En ese contexto, la problematización de la fundamentación de la propia ley basada en el consentimiento, es decir, en la voluntariedad y no en la imposición de las relaciones sexuales, favorece esa involución y hace un flaco favor al avance en la liberación femenina.
Por tanto, hay que destacar las consecuencias estructurales e institucionales de este retroceso normativo y de alianzas políticas, que conlleva este bloqueo del eje central del consentimiento para la protección de las mujeres, aparte de la situación de deterioro de la capacidad transformadora de las izquierdas y sus efectos electorales. Y evitar la confusión y la división del propio movimiento feminista, cuya cuarta ola de activación general se basó en estos objetivos protectores y preventivos para las mujeres frente a la violencia machista, sin desentenderse del acoso al Ministerio de Igualdad.

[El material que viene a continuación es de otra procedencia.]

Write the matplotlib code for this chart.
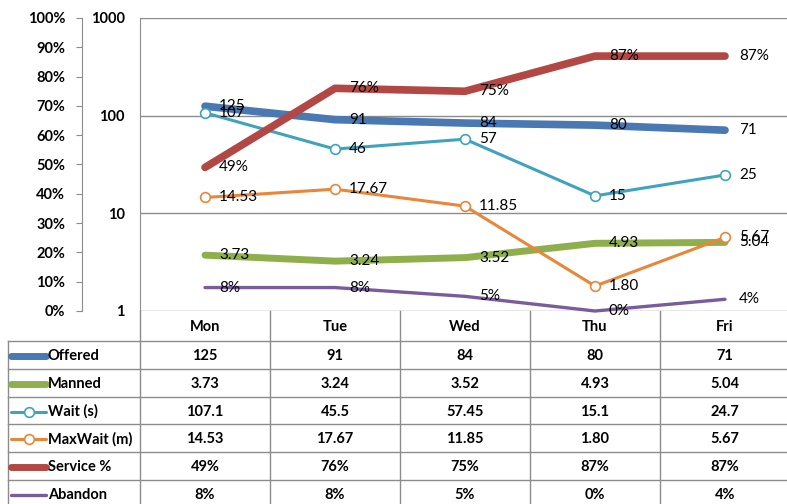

Esa posición política intermedia o de neutralidad se justifica a través de un relato basado en el pretexto de la supuesta ambigüedad del consentimiento, junto con la expectativa de otro enfoque filosófico superador del conflicto actual. El hecho social actual es la ofensiva de todo el poder establecido de derechas contra los avances feministas derivados de estas normativas del Gobierno de coalición y del fortalecimiento del feminismo y el conjunto de la cuarta ola de activación feminista. Ponerse de perfil en esta batalla supone no defender los avances feministas frente a la ofensiva derechista contra unas relaciones sexuales libres, iguales y voluntarias cuestionadas por el acoso machista.
Una supuesta propuesta transgresora, antineoliberal y anti reaccionaria, no es compatible con la infravaloración del papel del consentimiento y el retroceso en derechos que supone la contrarreforma anunciada de la ley. Se quedaría en un discurso individualista y ambiguo, basado en un deseo sin interferencias externas y contractuales, cuando el acuerdo y la voluntariedad deben ser la sustancia real de las relaciones interpersonales. Para ese dudoso camino -político- no hacen falta confusas alforjas -discursivas-.